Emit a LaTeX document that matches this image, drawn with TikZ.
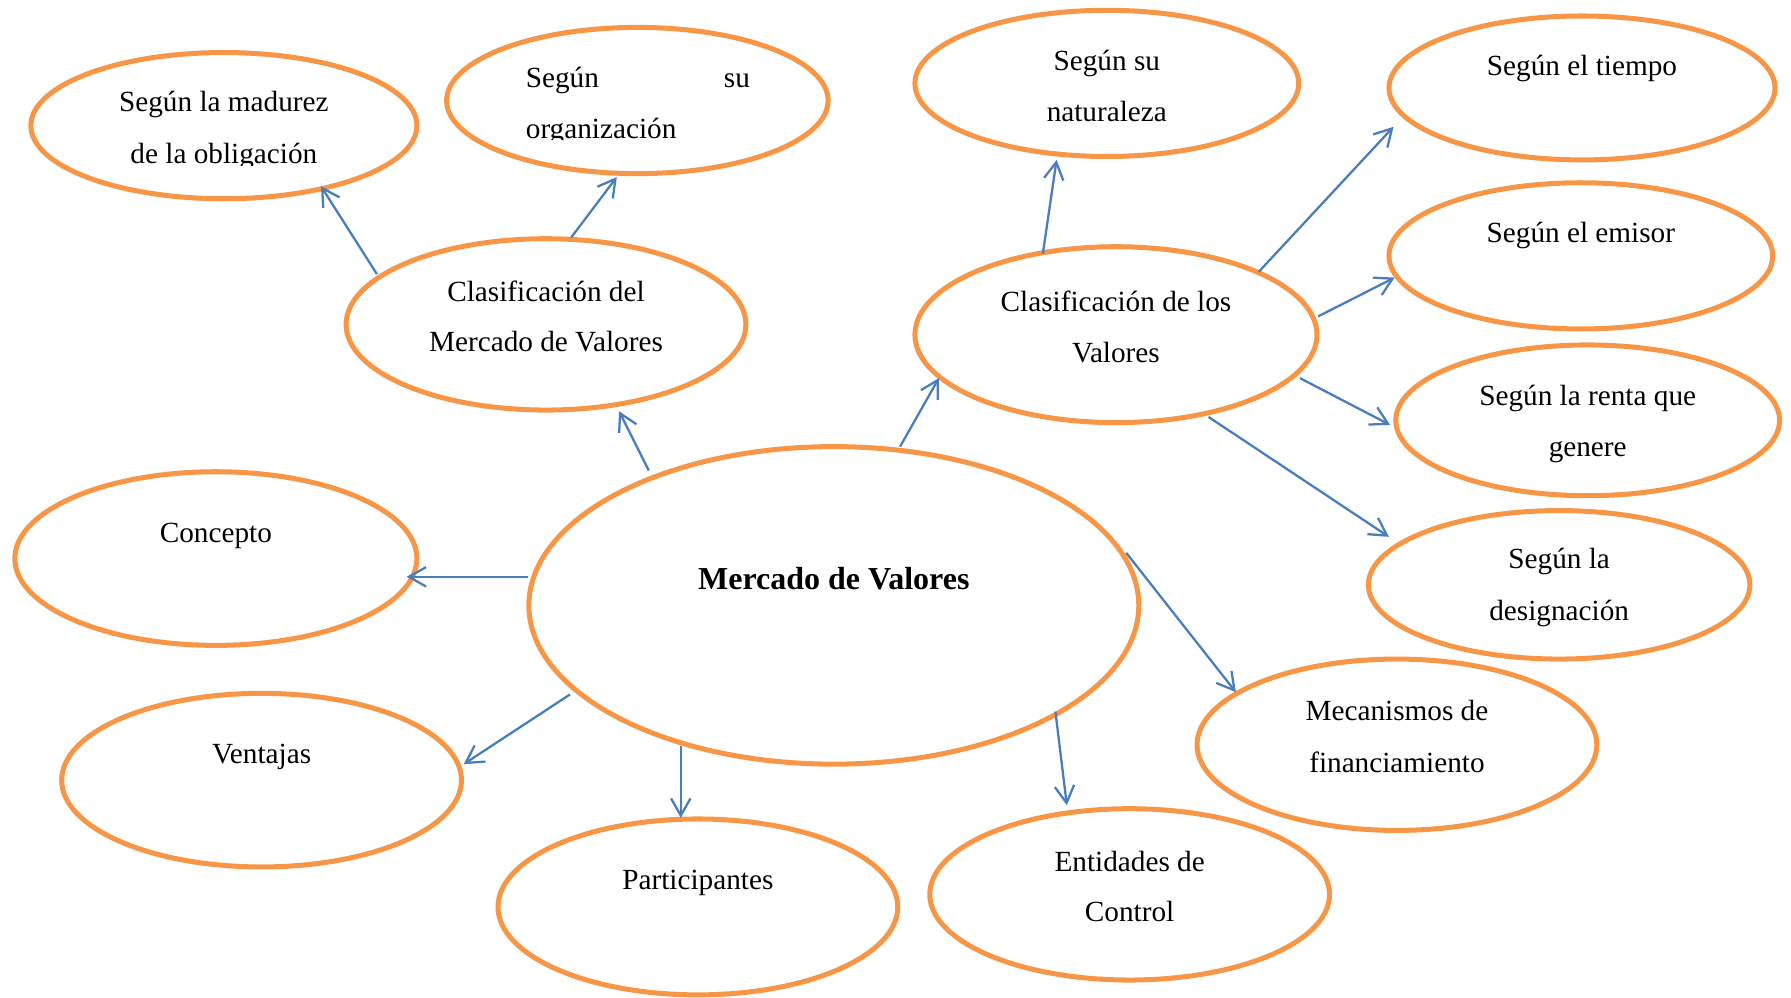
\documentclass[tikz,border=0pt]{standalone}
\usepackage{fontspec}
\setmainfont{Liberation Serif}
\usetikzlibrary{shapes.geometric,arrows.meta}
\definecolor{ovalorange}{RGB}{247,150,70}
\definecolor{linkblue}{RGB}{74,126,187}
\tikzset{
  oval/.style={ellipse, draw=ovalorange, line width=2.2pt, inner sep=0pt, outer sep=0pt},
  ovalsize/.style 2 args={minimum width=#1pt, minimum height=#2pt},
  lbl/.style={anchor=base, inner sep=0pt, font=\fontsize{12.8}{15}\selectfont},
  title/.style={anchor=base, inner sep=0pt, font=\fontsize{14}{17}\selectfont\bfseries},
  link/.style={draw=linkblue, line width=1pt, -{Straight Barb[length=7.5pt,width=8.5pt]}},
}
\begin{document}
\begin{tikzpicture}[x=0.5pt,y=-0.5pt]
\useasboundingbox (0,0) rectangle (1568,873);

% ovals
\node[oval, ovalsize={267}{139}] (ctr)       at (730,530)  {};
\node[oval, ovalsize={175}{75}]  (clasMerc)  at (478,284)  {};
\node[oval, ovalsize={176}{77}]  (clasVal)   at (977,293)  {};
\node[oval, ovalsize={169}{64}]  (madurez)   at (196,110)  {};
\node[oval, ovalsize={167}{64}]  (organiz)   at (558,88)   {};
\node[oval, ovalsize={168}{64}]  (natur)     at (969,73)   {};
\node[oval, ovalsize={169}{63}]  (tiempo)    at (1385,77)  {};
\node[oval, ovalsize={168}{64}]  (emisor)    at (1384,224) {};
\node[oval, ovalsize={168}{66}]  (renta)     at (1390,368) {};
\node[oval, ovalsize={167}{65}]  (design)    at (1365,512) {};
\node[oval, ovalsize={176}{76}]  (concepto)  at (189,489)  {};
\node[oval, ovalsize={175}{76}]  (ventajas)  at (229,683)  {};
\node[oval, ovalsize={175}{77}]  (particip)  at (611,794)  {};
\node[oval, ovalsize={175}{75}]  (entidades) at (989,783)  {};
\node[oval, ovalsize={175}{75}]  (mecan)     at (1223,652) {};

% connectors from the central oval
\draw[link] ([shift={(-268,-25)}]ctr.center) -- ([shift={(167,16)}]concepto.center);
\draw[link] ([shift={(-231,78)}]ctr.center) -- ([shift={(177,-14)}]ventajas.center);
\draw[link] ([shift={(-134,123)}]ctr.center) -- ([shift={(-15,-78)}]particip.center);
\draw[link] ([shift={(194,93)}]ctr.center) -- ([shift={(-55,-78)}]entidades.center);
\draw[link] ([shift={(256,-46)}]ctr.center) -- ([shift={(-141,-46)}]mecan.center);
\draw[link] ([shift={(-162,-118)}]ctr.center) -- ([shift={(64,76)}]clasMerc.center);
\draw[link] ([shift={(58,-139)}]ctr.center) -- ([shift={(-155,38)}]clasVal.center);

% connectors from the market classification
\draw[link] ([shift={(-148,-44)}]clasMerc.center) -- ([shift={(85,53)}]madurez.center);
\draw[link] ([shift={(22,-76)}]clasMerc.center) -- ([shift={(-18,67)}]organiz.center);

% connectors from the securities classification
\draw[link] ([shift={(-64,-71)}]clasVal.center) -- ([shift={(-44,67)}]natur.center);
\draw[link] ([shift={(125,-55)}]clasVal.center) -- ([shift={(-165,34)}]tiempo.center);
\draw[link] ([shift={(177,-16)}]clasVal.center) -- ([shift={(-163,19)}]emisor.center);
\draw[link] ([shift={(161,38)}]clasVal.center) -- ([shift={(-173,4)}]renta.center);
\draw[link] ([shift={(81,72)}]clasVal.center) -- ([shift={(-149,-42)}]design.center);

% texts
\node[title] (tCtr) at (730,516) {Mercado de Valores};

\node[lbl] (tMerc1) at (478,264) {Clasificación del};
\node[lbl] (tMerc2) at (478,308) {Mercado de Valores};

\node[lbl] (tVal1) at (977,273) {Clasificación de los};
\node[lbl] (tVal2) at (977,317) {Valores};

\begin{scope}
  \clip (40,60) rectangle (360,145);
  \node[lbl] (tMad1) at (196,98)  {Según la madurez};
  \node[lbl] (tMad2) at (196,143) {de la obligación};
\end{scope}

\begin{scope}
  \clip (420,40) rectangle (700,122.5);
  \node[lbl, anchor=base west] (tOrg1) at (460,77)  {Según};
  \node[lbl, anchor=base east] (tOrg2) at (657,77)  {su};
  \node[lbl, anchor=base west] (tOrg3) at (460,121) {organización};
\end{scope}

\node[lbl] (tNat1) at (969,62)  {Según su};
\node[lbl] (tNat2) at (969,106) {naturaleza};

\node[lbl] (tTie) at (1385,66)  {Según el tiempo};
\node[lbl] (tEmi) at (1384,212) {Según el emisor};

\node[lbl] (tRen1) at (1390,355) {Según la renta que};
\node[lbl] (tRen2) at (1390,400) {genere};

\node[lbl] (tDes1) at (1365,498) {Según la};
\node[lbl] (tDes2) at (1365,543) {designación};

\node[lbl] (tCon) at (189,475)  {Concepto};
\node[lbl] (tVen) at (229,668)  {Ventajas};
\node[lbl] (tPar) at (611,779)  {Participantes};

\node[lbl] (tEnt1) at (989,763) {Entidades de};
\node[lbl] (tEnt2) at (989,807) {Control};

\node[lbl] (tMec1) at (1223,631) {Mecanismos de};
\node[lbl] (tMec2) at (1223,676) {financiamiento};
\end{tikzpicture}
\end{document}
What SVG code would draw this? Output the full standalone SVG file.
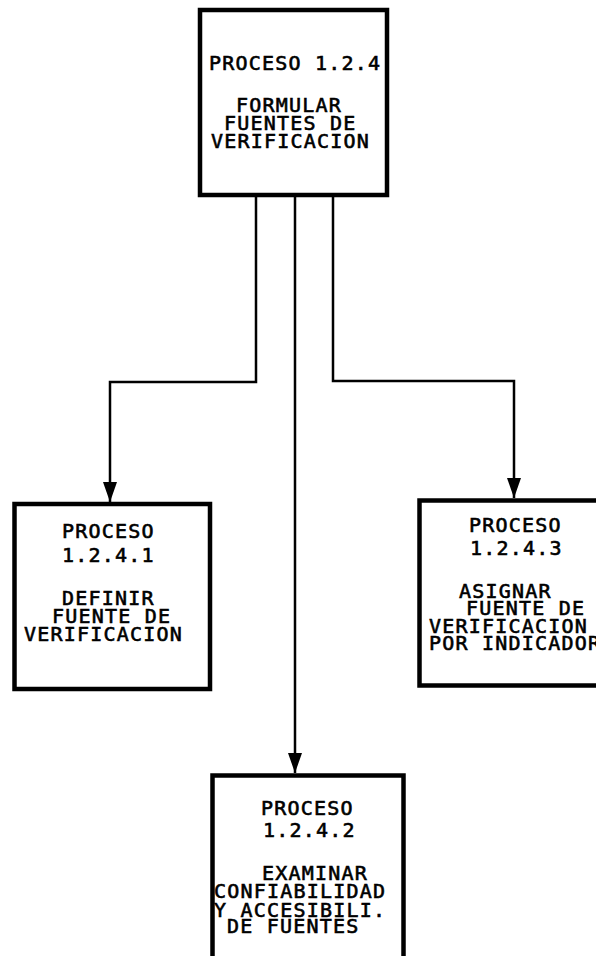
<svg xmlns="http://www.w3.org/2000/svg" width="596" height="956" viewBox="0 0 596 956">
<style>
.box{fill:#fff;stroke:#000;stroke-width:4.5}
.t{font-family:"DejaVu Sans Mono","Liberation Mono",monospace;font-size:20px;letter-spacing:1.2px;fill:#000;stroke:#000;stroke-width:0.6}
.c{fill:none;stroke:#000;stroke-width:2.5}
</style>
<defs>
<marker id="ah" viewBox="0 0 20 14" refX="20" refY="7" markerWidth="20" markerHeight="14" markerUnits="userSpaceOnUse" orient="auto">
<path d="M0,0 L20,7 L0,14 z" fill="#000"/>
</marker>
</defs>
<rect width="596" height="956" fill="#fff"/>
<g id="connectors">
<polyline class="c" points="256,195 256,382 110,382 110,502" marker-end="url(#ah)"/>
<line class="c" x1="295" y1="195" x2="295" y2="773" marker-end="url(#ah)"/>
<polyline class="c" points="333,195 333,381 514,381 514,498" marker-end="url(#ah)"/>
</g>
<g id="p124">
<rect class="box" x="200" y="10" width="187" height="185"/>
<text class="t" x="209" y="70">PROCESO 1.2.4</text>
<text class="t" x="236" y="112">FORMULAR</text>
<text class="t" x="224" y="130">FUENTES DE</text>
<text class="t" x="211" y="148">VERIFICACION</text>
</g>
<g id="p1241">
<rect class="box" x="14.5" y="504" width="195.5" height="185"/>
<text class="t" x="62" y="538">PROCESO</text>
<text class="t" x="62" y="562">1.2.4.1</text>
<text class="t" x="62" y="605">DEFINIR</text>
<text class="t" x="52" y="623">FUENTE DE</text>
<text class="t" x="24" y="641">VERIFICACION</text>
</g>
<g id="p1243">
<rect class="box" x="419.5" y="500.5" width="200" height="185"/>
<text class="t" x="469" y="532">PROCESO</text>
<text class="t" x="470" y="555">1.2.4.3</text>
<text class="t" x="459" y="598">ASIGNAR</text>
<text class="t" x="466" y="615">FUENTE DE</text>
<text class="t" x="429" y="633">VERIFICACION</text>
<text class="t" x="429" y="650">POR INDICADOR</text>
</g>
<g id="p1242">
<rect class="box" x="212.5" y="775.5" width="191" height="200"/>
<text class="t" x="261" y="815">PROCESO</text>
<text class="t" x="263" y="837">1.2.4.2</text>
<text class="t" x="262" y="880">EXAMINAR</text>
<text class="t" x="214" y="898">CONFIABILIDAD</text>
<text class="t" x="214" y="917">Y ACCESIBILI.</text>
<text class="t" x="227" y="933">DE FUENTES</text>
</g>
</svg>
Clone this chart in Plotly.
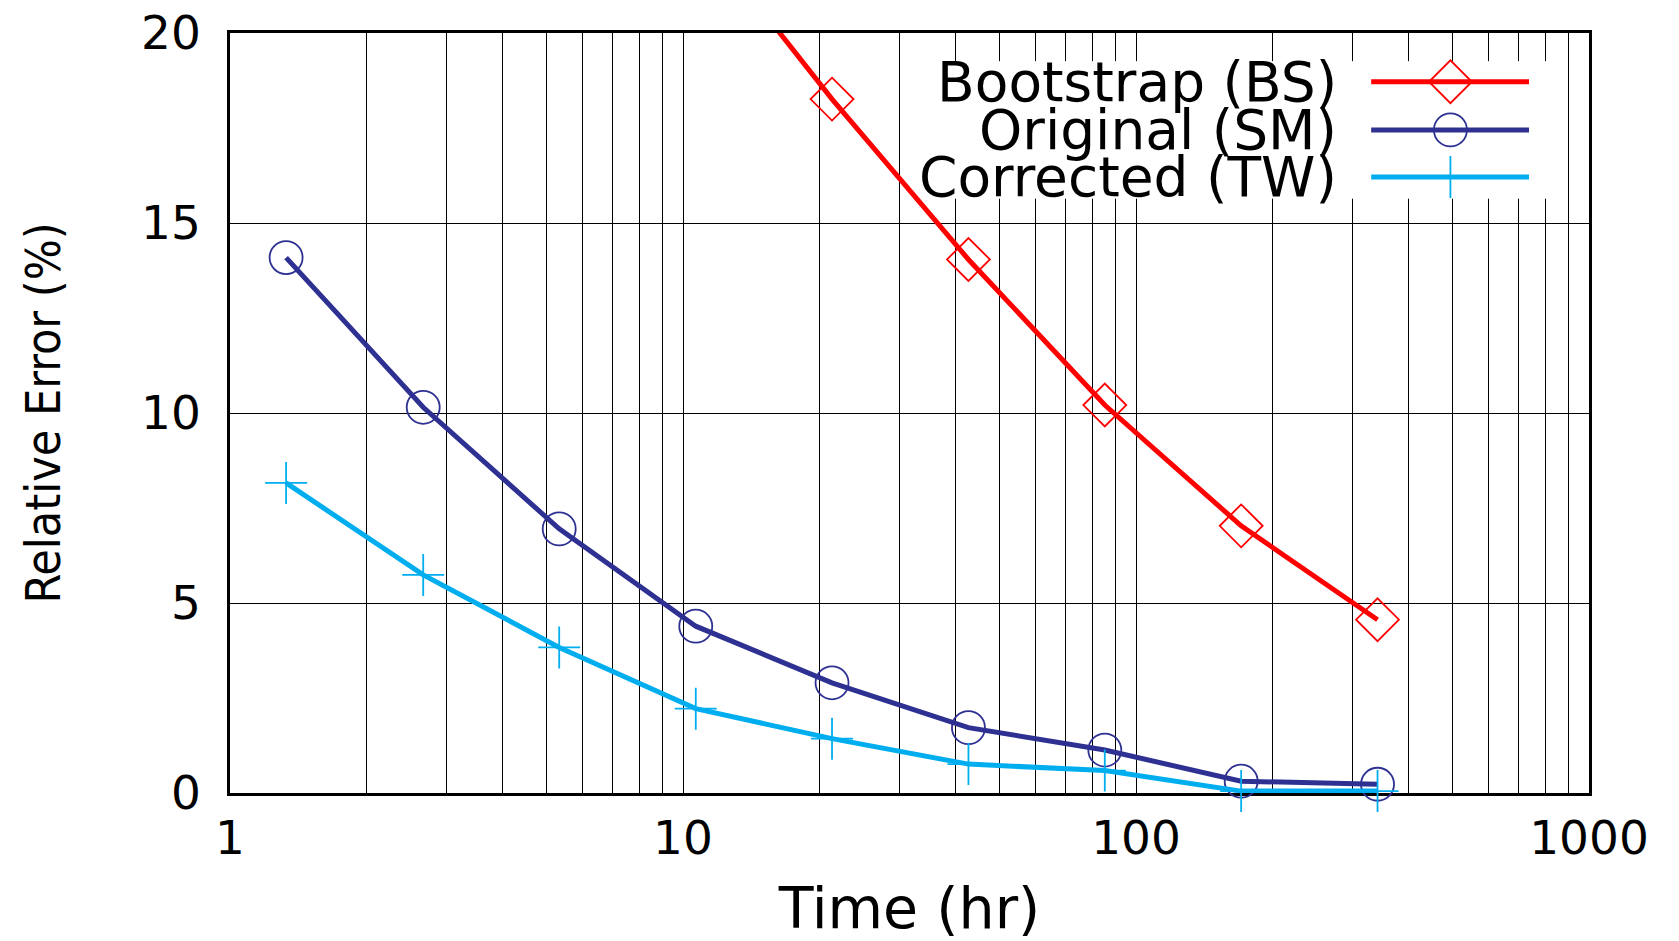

|---|

To do —
Everything from the first line of the records through the line containing "(0,0) rectangle (1568,873);" should be reproduced exactly, apart from the pictures.

Solution to this exercise —
Emit a LaTeX document that matches this image, drawn with TikZ.
\documentclass[tikz,border=0pt]{standalone}
\usepackage{fontspec}
\setmainfont{Liberation Serif}
\usetikzlibrary{shapes.geometric,arrows.meta}
\definecolor{ovalorange}{RGB}{247,150,70}
\definecolor{linkblue}{RGB}{74,126,187}
\tikzset{
  oval/.style={ellipse, draw=ovalorange, line width=2.2pt, inner sep=0pt, outer sep=0pt},
  ovalsize/.style 2 args={minimum width=#1pt, minimum height=#2pt},
  lbl/.style={anchor=base, inner sep=0pt, font=\fontsize{12.8}{15}\selectfont},
  title/.style={anchor=base, inner sep=0pt, font=\fontsize{14}{17}\selectfont\bfseries},
  link/.style={draw=linkblue, line width=1pt, -{Straight Barb[length=7.5pt,width=8.5pt]}},
}
\begin{document}
\begin{tikzpicture}[x=0.5pt,y=-0.5pt]
\useasboundingbox (0,0) rectangle (1568,873);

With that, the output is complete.